29. The CMTS of claim 28, further comprising a plurality of additional directional couplers connected to a signal path between the associated downstream communication ports of the primary CMTS transceivers and the switching matrix, wherein the plurality of additional directional couplers are further connected to an RF level detector.

30. The CMTS of claim 24, wherein each switch module further comprises RF level correction circuitry.

31. A method of providing redundancy in a cable modem termination system (CMTS), comprising: passing communications through a directional coupler to a primary CMTS transceiver during a first operation mode; and passing the communications through the directional coupler to a backup CMTS transceiver during a second operation mode.

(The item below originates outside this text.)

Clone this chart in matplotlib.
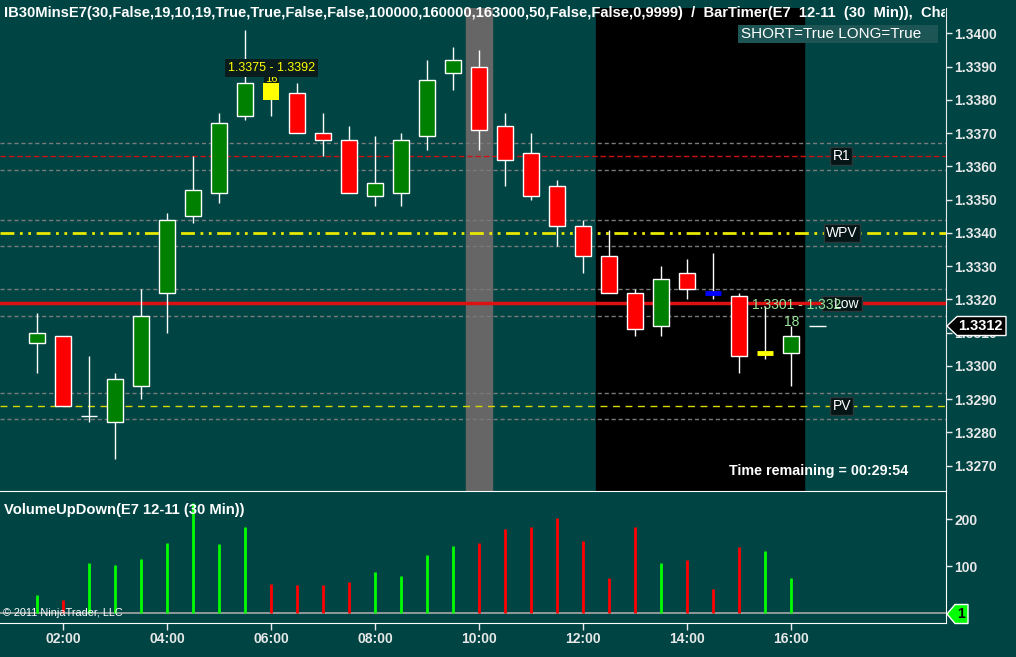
import numpy as np
import matplotlib
matplotlib.use("Agg")
import matplotlib.pyplot as plt
from matplotlib.patches import Rectangle, Polygon

plt.rcParams['font.family'] = ['Liberation Sans', 'DejaVu Sans']

# ---- data (30 min bars, E7 12-11) ----
times = ["01:30", "02:00", "02:30", "03:00", "03:30", "04:00", "04:30", "05:00",
         "05:30", "06:00", "06:30", "07:00", "07:30", "08:00", "08:30", "09:00",
         "09:30", "10:00", "10:30", "11:00", "11:30", "12:00", "12:30", "13:00",
         "13:30", "14:00", "14:30", "15:00", "15:30", "16:00"]
opens = [1.3307, 1.3309, 1.3285, 1.3283, 1.3294, 1.3322, 1.3345, 1.3352,
         1.3375, 1.3385, 1.3382, 1.3370, 1.3368, 1.3351, 1.3352, 1.3369,
         1.3388, 1.3390, 1.3372, 1.3364, 1.3354, 1.3342, 1.3333, 1.3322,
         1.3312, 1.3328, 1.3322, 1.3321, 1.3304, 1.3304]
highs = [1.3316, 1.3309, 1.3303, 1.3298, 1.3323, 1.3346, 1.3363, 1.3376,
         1.3401, 1.3392, 1.3385, 1.3376, 1.3372, 1.3369, 1.3370, 1.3392,
         1.3396, 1.3395, 1.3376, 1.3370, 1.3356, 1.3344, 1.3341, 1.3323,
         1.3330, 1.3332, 1.3334, 1.3322, 1.3318, 1.3312]
lows = [1.3298, 1.3288, 1.3283, 1.3272, 1.3290, 1.3310, 1.3343, 1.3349,
        1.3374, 1.3375, 1.3370, 1.3363, 1.3352, 1.3348, 1.3348, 1.3365,
        1.3383, 1.3365, 1.3354, 1.3350, 1.3336, 1.3328, 1.3322, 1.3309,
        1.3309, 1.3320, 1.3320, 1.3298, 1.3302, 1.3294]
closes = [1.3310, 1.3288, 1.3285, 1.3296, 1.3315, 1.3344, 1.3353, 1.3373,
          1.3385, 1.3380, 1.3370, 1.3368, 1.3352, 1.3355, 1.3368, 1.3386,
          1.3392, 1.3371, 1.3362, 1.3351, 1.3342, 1.3333, 1.3322, 1.3311,
          1.3326, 1.3323, 1.3322, 1.3303, 1.3304, 1.3309]
special_colors = {"06:00": "#ffff00", "14:30": "#0000ff", "15:30": "#ffff00"}

vol_up = [38, 0, 106, 103, 116, 150, 234, 148, 183, 0, 0, 0, 0, 87, 78, 124,
          143, 0, 0, 0, 0, 0, 0, 0, 106, 0, 0, 0, 133, 74]
vol_down = [0, 28, 0, 0, 0, 0, 0, 0, 0, 62, 59, 59, 66, 0, 0, 0,
            0, 150, 179, 183, 202, 154, 74, 183, 0, 114, 51, 141, 0, 0]

# key levels
r1_level = 1.3363
wpv_level = 1.3340
red_level = 1.3319
pv_level = 1.3288
band = 0.0004
last_price = 1.3312

price_ticks = [1.3270, 1.3280, 1.3290, 1.3300, 1.3310, 1.3320, 1.3330,
               1.3340, 1.3350, 1.3360, 1.3370, 1.3380, 1.3390, 1.3400]
hour_ticks = [2, 4, 6, 8, 10, 12, 14, 16]

BG = "#004444"
W, H = 1016, 657


def hrs(s):
    h, m = s.split(":")
    return int(h) + int(m) / 60.0


def fy(px):
    return 1 - px / H


x = np.array([hrs(t) for t in times])

fig = plt.figure(figsize=(W / 100, H / 100), dpi=100, facecolor=BG)
ax = fig.add_axes([0, fy(491), 946 / W, fy(8) - fy(491)])
axv = fig.add_axes([0, fy(622.5), 946 / W, fy(491) - fy(622.5)])

for a in (ax, axv):
    a.set_facecolor(BG)
    for s in a.spines.values():
        s.set_visible(False)
    a.set_xlim(0.783, 18.975)

# ---- price panel ----
ax.set_ylim(1.32624, 1.34076)
ax.axvspan(9.75, 10.25, color="#666666", zorder=0)
ax.axvspan(12.25, 16.25, color="#000000", zorder=0)

dash = (0, (3, 2))
for lvl in (r1_level, wpv_level, red_level, pv_level):
    ax.axhline(lvl + band, color="#7a7a7a", lw=1, ls=dash, zorder=1)
    ax.axhline(lvl - band, color="#7a7a7a", lw=1, ls=dash, zorder=1)
ax.axhline(r1_level, color="#cc1111", lw=1, ls=(0, (4, 2)), zorder=1)
ax.axhline(wpv_level, color="#e8e800", lw=2, ls=(0, (5, 2, 1, 2, 1, 2)), zorder=1)
ax.axhline(red_level, color="#dd1111", lw=2.5, zorder=1)
ax.axhline(pv_level, color="#d8d800", lw=1, ls=(0, (5, 4)), zorder=1)

bw = 0.31
for xi, t, o, h, l, c in zip(x, times, opens, highs, lows, closes):
    ax.vlines(xi, l, h, color="white", lw=1, zorder=3)
    if t in special_colors:
        top, bot = max(o, c), min(o, c)
        if top - bot < 0.00005:
            ax.hlines(o, xi - bw / 2, xi + bw / 2, color=special_colors[t], lw=3.5, zorder=4)
        else:
            ax.add_patch(Rectangle((xi - bw / 2, bot), bw, top - bot,
                                   facecolor=special_colors[t], edgecolor="none", zorder=4))
    elif abs(c - o) < 0.00005:
        ax.hlines(o, xi - bw / 2, xi + bw / 2, color="white", lw=1, zorder=4)
    else:
        col = "#008000" if c > o else "#ff0000"
        ax.add_patch(Rectangle((xi - bw / 2, min(o, c)), bw, abs(c - o),
                               facecolor=col, edgecolor="white", lw=1, zorder=4))

# labels on levels
box = dict(boxstyle="square,pad=0.15", facecolor="#051515", edgecolor="#2a3a3a", lw=1)
ax.text(16.96, r1_level, "R1", color="white", fontsize=10, ha="center", va="center", bbox=box, zorder=6)
ax.text(16.97, wpv_level, "WPV", color="white", fontsize=10, ha="center", va="center", bbox=box, zorder=6)
ax.text(16.97, pv_level, "PV", color="white", fontsize=10, ha="center", va="center", bbox=box, zorder=6)
ax.add_patch(Rectangle((16.59, 1.33165), 0.77, 0.00045, facecolor="#051515",
                       edgecolor="#2a3a3a", lw=1, zorder=6))
ax.text(17.06, 1.33186, "Low", color="white", fontsize=10, ha="center", va="center", zorder=6.5)
ax.text(15.24, 1.33184, "1.3301 - 1.332", color="#99e699", fontsize=10, ha="left", va="center", zorder=7)
ax.text(16.0, 1.33132, "18", color="#99e699", fontsize=10, ha="center", va="center", zorder=7)
ax.hlines(last_price, 16.34, 16.67, color="white", lw=1, zorder=5)
ax.text(6.0, 1.33896, "1.3375 - 1.3392", color="#ffff00", fontsize=9, ha="center", va="center",
        bbox=dict(boxstyle="square,pad=0.25", facecolor="#0a1c1c", edgecolor="none"), zorder=6)
ax.text(6.0, 1.33862, "16", color="#ffff00", fontsize=8, ha="center", va="center",
        bbox=dict(boxstyle="square,pad=0.1", facecolor="#0a1c1c", edgecolor="none"), zorder=3.5)

ax.yaxis.tick_right()
ax.set_yticks(price_ticks)
ax.set_yticklabels([f"{p:.4f}" for p in price_ticks])
ax.tick_params(axis="y", colors="#e8e8e8", direction="out", length=4, width=1, pad=2,
               labelsize=10)
for lb in ax.get_yticklabels():
    lb.set_fontweight("bold")
ax.set_xticks([])
ax.spines["right"].set_visible(True)
ax.spines["right"].set_color("#e8e8e8")

# ---- volume panel ----
axv.set_ylim(-20, 260)
axv.axhline(0, color="#a8a8a8", lw=1.2, zorder=1)
axv.vlines(x, 0, vol_up, color="#00ff00", lw=2, zorder=2)
axv.vlines(x, 0, vol_down, color="#ff0000", lw=2, zorder=2)
axv.yaxis.tick_right()
axv.set_yticks([100, 200])
axv.tick_params(axis="y", colors="#e8e8e8", direction="out", length=4, width=1, pad=2, labelsize=10)
axv.set_xticks(hour_ticks)
axv.set_xticklabels([f"{h:02d}:00" for h in hour_ticks])
axv.tick_params(axis="x", colors="#e8e8e8", direction="out", length=5, width=1, pad=2, labelsize=10)
for lb in axv.get_yticklabels() + axv.get_xticklabels():
    lb.set_fontweight("bold")
for s in ("top", "bottom", "right"):
    axv.spines[s].set_visible(True)
    axv.spines[s].set_color("white")
axv.text(0.004, 0.855, "VolumeUpDown(E7 12-11 (30 Min))", transform=axv.transAxes,
         color="white", fontsize=10.6, fontweight="bold", ha="left", va="center")
axv.text(0.003, 0.07, "\u00a9 2011 NinjaTrader, LLC", transform=axv.transAxes,
         color="white", fontsize=7.8, ha="left", va="center")

# ---- figure level texts and markers ----
title = fig.text(4 / W, fy(13), "IB30MinsE7(30,False,19,10,19,True,True,False,False,100000,160000,"
                 "163000,50,False,False,0,9999)  /  BarTimer(E7  12-11  (30  Min)),  Chart",
                 color="white", fontsize=10.65, fontweight="bold", ha="left", va="center")
clip = Rectangle((0, 0), 945 / W, 1, transform=fig.transFigure)
title.set_clip_path(clip)

fig.add_artist(Rectangle((738 / W, fy(43)), 200 / W, 18 / H, transform=fig.transFigure,
                         facecolor="#1d5454", edgecolor="none"))
fig.text(741 / W, fy(34), "SHORT=True LONG=True", color="white", fontsize=11, ha="left", va="center")
fig.text(729 / W, fy(471), "Time remaining = 00:29:54", color="white", fontsize=10.3,
         fontweight="bold", ha="left", va="center")

pts = [(947, 326), (957, 316.5), (1006, 316.5), (1006, 335.5), (957, 335.5)]
fig.add_artist(Polygon([(px / W, fy(py)) for px, py in pts], closed=True, transform=fig.transFigure,
                       facecolor="black", edgecolor="white", lw=1))
fig.text(980 / W, fy(326), f"{last_price:.4f}", color="white", fontsize=10.5, fontweight="bold",
         ha="center", va="center")

pts = [(947, 614), (955, 604.5), (968, 604.5), (968, 623.5), (955, 623.5)]
fig.add_artist(Polygon([(px / W, fy(py)) for px, py in pts], closed=True, transform=fig.transFigure,
                       facecolor="#00ff00", edgecolor="white", lw=1))
fig.text(961 / W, fy(614), "1", color="black", fontsize=10, fontweight="bold", ha="center", va="center")

fig.savefig("out.png", dpi=100, facecolor=BG)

32. The method of claim 31 , further comprising: testing the backup CMTS transceiver during the first operation mode without disturbing the communications.

33. The method of claim 32, further comprising: testing the backup CMTS transceiver during the first operation mode without removing the backup CMTS transceiver from the CMTS.

34. The method of claim 31 , further comprising: entering the second operation mode upon detecting a failure of the primary CMTS transceiver.

35. A method of operating a cable modem termination system (CMTS), comprising: communicating with one or more primary CMTS transceivers across a primary signal path during a first operation mode, wherein each primary CMTS transceiver has one or more upstream communication ports for communication with subscriber equipment and one or more downstream communication ports for communication with a head end, and wherein a directional coupler is connected between each upstream communication port and the subscriber equipment and between each downstream communication port and the head end; detecting a failure of one of the primary CMTS transceivers; and entering a second operation mode wherein communication with the failed primary CMTS transceiver is routed through a backup CMTS transceiver through the directional couplers associated with the failed primary CMTS transceiver.

36. The method of claim 35, further comprising: amplifying the communication through the backup CMTS transceiver during the second operation mode.

37. The method of claim 36, wherein the communication through the backup CMTS transceiver is amplified to compensate for losses through the directional coupler to create a signal with near unity gain.

38. The method of claim 37, further comprising: detecting a signal level of the communication through the backup CMTS transceiver; and adjusting the amplification based on the detected signal level to create the signal with near unity gain.

39. The method of claim 35, further comprising: testing the backup CMTS transceiver during the first operation mode without disturbing the communications with the primary CMTS transceivers.

40. The method of claim 39, further comprising: testing the backup CMTS transceiver during the first operation mode without removing the backup CMTS transceiver from the CMTS.